Record list:
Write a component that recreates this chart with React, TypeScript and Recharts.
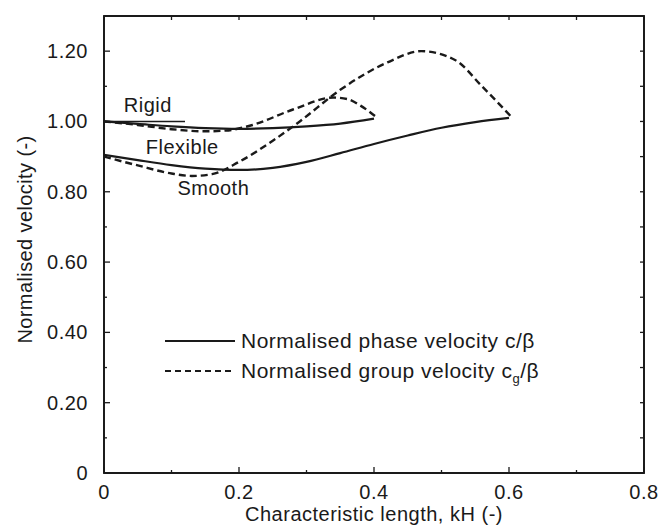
import { LineChart, Line, XAxis, YAxis, ReferenceDot, ReferenceArea } from 'recharts';

// Rigid reference line (short flat segment at c/beta = 1)
const rigidKh = [0, 0.12];
const rigidVel = [1.0, 1.0];

// Flexible: phase (solid) and group (dashed) velocity
const flexKh = [0, 0.05, 0.1, 0.15, 0.2, 0.25, 0.3, 0.35, 0.4];
const flexPhase = [1.0, 0.993, 0.986, 0.981, 0.979, 0.981, 0.986, 0.994, 1.008];
const flexGroupKh = [0, 0.05, 0.1, 0.15, 0.18, 0.22, 0.28, 0.34, 0.36, 0.38, 0.405];
const flexGroup = [1.0, 0.99, 0.978, 0.972, 0.974, 0.99, 1.034, 1.068, 1.064, 1.045, 1.01];

// Smooth: phase (solid) and group (dashed) velocity
const smoothKh = [0, 0.05, 0.1, 0.15, 0.2, 0.25, 0.3, 0.35, 0.4, 0.45, 0.5, 0.55, 0.6];
const smoothPhase = [0.905, 0.89, 0.876, 0.866, 0.862, 0.868, 0.885, 0.91, 0.936, 0.96, 0.982, 0.998, 1.01];
const smoothGroupKh = [0, 0.05, 0.1, 0.13, 0.16, 0.2, 0.25, 0.29, 0.35, 0.42, 0.47, 0.52, 0.56, 0.605];
const smoothGroup = [0.9, 0.875, 0.852, 0.845, 0.85, 0.885, 0.945, 1.0, 1.09, 1.168, 1.2, 1.175, 1.1, 1.01];

const xTicks = [0, 0.1, 0.2, 0.3, 0.4, 0.5, 0.6, 0.7, 0.8];
const yTicks = [0, 0.1, 0.2, 0.3, 0.4, 0.5, 0.6, 0.7, 0.8, 0.9, 1.0, 1.1, 1.2];

const curveLabels = ['Rigid', 'Flexible', 'Smooth'];
const curveLabelKh = [0.065, 0.116, 0.162];
const curveLabelVel = [1.048, 0.926, 0.812];

const legendLabels = ['Normalised phase velocity c/β', 'Normalised group velocity c'];

const ink = '#1a1a1a';
const font = '"Liberation Sans", Arial, sans-serif';

const toPoints = (xs: number[], ys: number[]) => xs.map((x, i) => ({ kh: x, v: ys[i] }));

const isMajor = (v: number) => Math.round(v * 10) % 2 === 0;
const fmtX = (v: number) => (v === 0 ? '0' : v.toFixed(1));
const fmtY = (v: number) => (v === 0 ? '0' : v.toFixed(2));

const BottomTick = ({ x, y, payload }: any) => {
  const major = isMajor(payload.value);
  return (
    <g>
      <line x1={x} x2={x} y1={y} y2={y - (major ? 6 : 3)} stroke={ink} strokeWidth={1.3} />
      {major && (
        <text x={x} y={y + 19} textAnchor="middle" dominantBaseline="central"
          fill={ink} fontSize={20} fontFamily={font} letterSpacing={0.5}>
          {fmtX(payload.value)}
        </text>
      )}
    </g>
  );
};

const LeftTick = ({ x, y, payload }: any) => {
  const major = isMajor(payload.value);
  return (
    <g>
      <line x1={x} x2={x + (major ? 6 : 3)} y1={y} y2={y} stroke={ink} strokeWidth={1.3} />
      {major && (
        <text x={x - 16} y={y} textAnchor="end" dominantBaseline="central"
          fill={ink} fontSize={20} fontFamily={font} letterSpacing={0.5}>
          {fmtY(payload.value)}
        </text>
      )}
    </g>
  );
};

const TopTick = ({ x, y }: any) => (
  <line x1={x} x2={x} y1={y} y2={y + 4} stroke={ink} strokeWidth={1.3} />
);

const RightTick = ({ x, y }: any) => (
  <line x1={x} x2={x - 4} y1={y} y2={y} stroke={ink} strokeWidth={1.3} />
);

const XTitle = ({ viewBox }: any) => (
  <text x={viewBox.x + viewBox.width / 2} y={viewBox.y + 41} textAnchor="middle"
    dominantBaseline="central" fill={ink} fontSize={20} fontFamily={font} letterSpacing={0.5}>
    Characteristic length, kH (-)
  </text>
);

const YTitle = ({ viewBox }: any) => {
  const cx = 25;
  const cy = viewBox.y + viewBox.height / 2 - 5;
  return (
    <text x={cx} y={cy} transform={`rotate(-90 ${cx} ${cy})`} textAnchor="middle"
      dominantBaseline="central" fill={ink} fontSize={20} fontFamily={font} letterSpacing={0.4}>
      Normalised velocity (-)
    </text>
  );
};

const CurveLabel = (text: string) => (props: any) => (
  <text x={props.cx} y={props.cy} textAnchor="middle" dominantBaseline="central"
    fill={ink} fontSize={20} fontFamily={font} letterSpacing={0.5}>
    {text}
  </text>
);

const App = () => {
  const axisLine = { stroke: ink, strokeWidth: 1.8 };
  return (
    <div style={{ position: 'absolute', left: 0, top: 0, width: 663, height: 527, background: '#fff' }}>
      <LineChart width={663} height={527} margin={{ top: 15, right: 18, bottom: 0, left: 0 }}>
        <XAxis dataKey="kh" type="number" domain={[0, 0.8]} ticks={xTicks} interval={0}
          allowDataOverflow height={54} axisLine={axisLine} tickLine={false}
          tickSize={0} tickMargin={0} tick={<BottomTick />} label={<XTitle />} />
        <XAxis xAxisId="top" orientation="top" dataKey="kh" type="number" domain={[0, 0.8]}
          ticks={xTicks} interval={0} allowDataOverflow height={1} axisLine={axisLine}
          tickLine={false} tickSize={0} tickMargin={0} tick={<TopTick />} />
        <YAxis type="number" domain={[0, 1.3]} ticks={yTicks} interval={0} allowDataOverflow
          width={104} axisLine={axisLine} tickLine={false} tickSize={0} tickMargin={0}
          tick={<LeftTick />} label={<YTitle />} />
        <YAxis yAxisId="right" orientation="right" type="number" domain={[0, 1.3]} ticks={yTicks}
          interval={0} allowDataOverflow width={1} axisLine={axisLine} tickLine={false}
          tickSize={0} tickMargin={0} tick={<RightTick />} />

        {/* plot frame */}
        <ReferenceArea x1={0} x2={0.8} y1={0} y2={1.3} fill="none" stroke={ink}
          strokeWidth={1.8} ifOverflow="visible" />

        <Line data={toPoints(rigidKh, rigidVel)} dataKey="v" type="linear" stroke={ink}
          strokeWidth={1.4} dot={false} isAnimationActive={false} />
        <Line data={toPoints(flexKh, flexPhase)} dataKey="v" type="monotone" stroke={ink}
          strokeWidth={2.2} dot={false} isAnimationActive={false} />
        <Line data={toPoints(flexGroupKh, flexGroup)} dataKey="v" type="monotone" stroke={ink}
          strokeWidth={2.4} strokeDasharray="7 4" dot={false} isAnimationActive={false} />
        <Line data={toPoints(smoothKh, smoothPhase)} dataKey="v" type="monotone" stroke={ink}
          strokeWidth={2.2} dot={false} isAnimationActive={false} />
        <Line data={toPoints(smoothGroupKh, smoothGroup)} dataKey="v" type="monotone" stroke={ink}
          strokeWidth={2.4} strokeDasharray="7 4" dot={false} isAnimationActive={false} />

        {curveLabels.map((name, i) => (
          <ReferenceDot key={name} x={curveLabelKh[i]} y={curveLabelVel[i]} r={0}
            shape={CurveLabel(name)} />
        ))}
      </LineChart>

      {/* Legend */}
      <div style={{ position: 'absolute', left: 165, top: 326, fontFamily: font, fontSize: 21,
        letterSpacing: 0.5, color: ink, lineHeight: '30px', whiteSpace: 'nowrap' }}>
        <div style={{ display: 'flex', alignItems: 'center', gap: 6 }}>
          <svg width={70} height={4}><line x1={0} x2={70} y1={2} y2={2} stroke={ink} strokeWidth={2} /></svg>
          <span>{legendLabels[0]}</span>
        </div>
        <div style={{ display: 'flex', alignItems: 'center', gap: 8 }}>
          <svg width={68} height={4}><line x1={0} x2={68} y1={2} y2={2} stroke={ink} strokeWidth={2} strokeDasharray="6 4" /></svg>
          <span>{legendLabels[1]}<sub style={{ fontSize: 13, lineHeight: 0 }}>g</sub>/β</span>
        </div>
      </div>
    </div>
  );
};

export default App;
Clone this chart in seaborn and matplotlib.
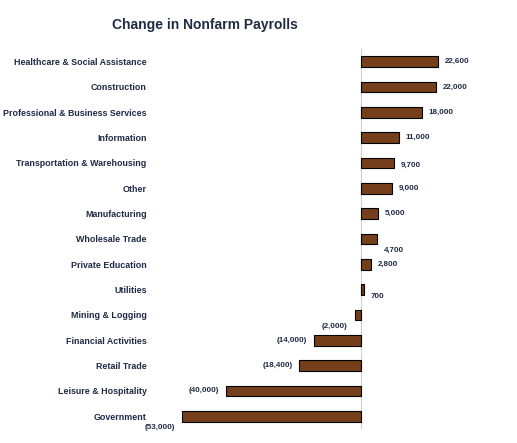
import matplotlib
matplotlib.use("Agg")
import matplotlib.pyplot as plt
import seaborn as sns
import pandas as pd

categories = ["Healthcare & Social Assistance", "Construction", "Professional & Business Services",
              "Information", "Transportation & Warehousing", "Other", "Manufacturing",
              "Wholesale Trade", "Private Education", "Utilities", "Mining & Logging",
              "Financial Activities", "Retail Trade", "Leisure & Hospitality", "Government"]
values = [22600, 22000, 18000, 11000, 9700, 9000, 5000, 4700, 2800, 700, -2000, -14000, -18400, -40000, -53000]
labels = ["22,600", "22,000", "18,000", "11,000", "9,700", "9,000", "5,000", "4,700", "2,800", "700",
          "(2,000)", "(14,000)", "(18,400)", "(40,000)", "(53,000)"]
# label vertical offsets (rows) as shown in the chart
label_dy = [0, 0, 0, 0, 0.1, 0, 0, 0.45, 0, 0.25, 0.45, 0, 0, 0, 0.45]

df = pd.DataFrame({"cat": categories, "val": values})

sns.set_theme(style="white")
plt.rcParams['font.family'] = ['Liberation Sans', 'DejaVu Sans']
fig = plt.figure(figsize=(5.17, 4.43), dpi=100)
ax = fig.add_axes([155/517, 1-429/443, 345/517, 380/443])
sns.barplot(data=df, x="val", y="cat", color="#843C0C", edgecolor="black", linewidth=0.8,
            width=0.42, ax=ax, orient="h")
ax.set_xlim(-61000, 41000)
ax.set_ylim(14.5, -0.5)
ax.axvline(0, color="#d0d0d0", lw=0.8, zorder=0)
ax.set_xticks([])
ax.set_xlabel("")
ax.set_ylabel("")
ax.tick_params(axis="y", length=0, pad=6)
for t in ax.get_yticklabels():
    t.set_fontsize(6.4)
    t.set_fontweight("bold")
    t.set_color("#1F2A44")
for s in ax.spines.values():
    s.set_visible(False)
for i, (v, lab) in enumerate(zip(values, labels)):
    if v >= 0:
        ax.text(v + 2000, i + label_dy[i], lab, ha="left", va="center", fontsize=5.8, fontweight="bold", color="#1F2A44")
    else:
        ax.text(v - 2000, i + label_dy[i], lab, ha="right", va="center", fontsize=5.8, fontweight="bold", color="#1F2A44")
fig.text(205/517, 1-25/443, "Change in Nonfarm Payrolls", ha="center", va="center",
         fontsize=10, fontweight="bold", color="#1F2A44")
fig.savefig("out.png", dpi=100)
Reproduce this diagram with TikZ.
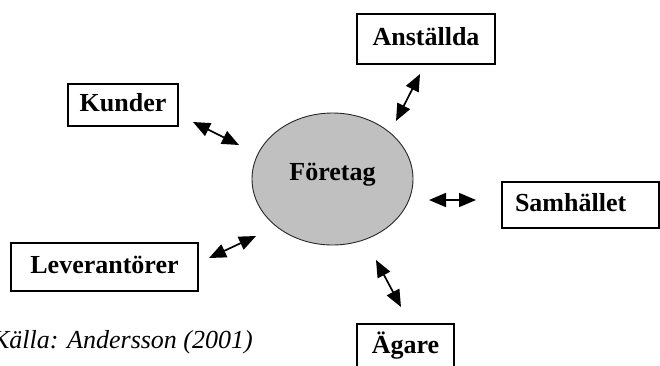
\documentclass[tikz,border=0pt]{standalone}
\usepackage{fontspec}
\setmainfont{Liberation Serif}
\usetikzlibrary{arrows.meta,shapes.geometric}
\definecolor{firmgray}{RGB}{192,192,192}

\begin{document}
\begin{tikzpicture}[
  x=1pt,y=-1pt,
  >={Triangle[length=17pt,width=14pt]},
  party/.style={draw,line width=1.1pt,inner sep=0pt,text height=12pt,text depth=0pt,
    font=\fontsize{26}{29}\selectfont\bfseries},
  firm/.style={ellipse,draw=black!85,fill=firmgray,line width=0.9pt,inner sep=0pt,
    minimum width=161pt,minimum height=132pt,text height=12pt,text depth=10pt,
    font=\fontsize{26}{29}\selectfont\bfseries},
  link/.style={<->,line width=1.7pt},
  source/.style={font=\fontsize{26}{30}\selectfont\itshape}
]
  % Frame of the page: 660 x 365, y grows downwards.
  \useasboundingbox (0,0) rectangle (660,365);

  % The company in the middle.
  \node[firm] (foretag) at (332.5,179) {Företag};

  % Stakeholders around it.
  \node[party,minimum width=110pt,minimum height=42pt] (kunder) at (123,105) {Kunder};
  \node[party,minimum width=187pt,minimum height=48pt] (leverantorer) at (104.5,267) {Leverantörer};
  \node[party,minimum width=138pt,minimum height=50pt] (anstallda) at (426,39) {Anställda};
  \node[party,text width=131pt,inner xsep=13pt,align=left,minimum height=46pt]
    (samhallet) at (580.5,205) {Samhället};
  \node[party,minimum width=97pt,minimum height=46pt] (agare) at (405.5,347) {Ägare};

  % Free-standing two-way arrows between each party and the company.
  \coordinate (k1) at (193,122);  \coordinate (k2) at (239,145);
  \coordinate (l1) at (209,258);  \coordinate (l2) at (256,236);
  \coordinate (a1) at (420,74);   \coordinate (a2) at (396,121);
  \coordinate (s1) at (429,200);  \coordinate (s2) at (476,200);
  \coordinate (g1) at (376,260);  \coordinate (g2) at (401,307);
  \draw[link] (k1) -- (k2);
  \draw[link] (l1) -- (l2);
  \draw[link] (a1) -- (a2);
  \draw[link] (s1) -- (s2);
  \draw[link] (g1) -- (g2);

  % Source line, partly cut by the left edge.
  \node[source,anchor=base east,inner sep=0pt] (kalla) at (253,348) {Källa: Andersson (2001)};
\end{tikzpicture}
\end{document}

What the task asks: Transcribe the opening line of the listing above, please, and every line after it through the line with "const rigidVel = [1.0, 1.0];", word for word, without pictures.

Full response:
Write a component that recreates this chart with React, TypeScript and Recharts.
import { LineChart, Line, XAxis, YAxis, ReferenceDot, ReferenceArea } from 'recharts';

// Rigid reference line (short flat segment at c/beta = 1)
const rigidKh = [0, 0.12];
const rigidVel = [1.0, 1.0];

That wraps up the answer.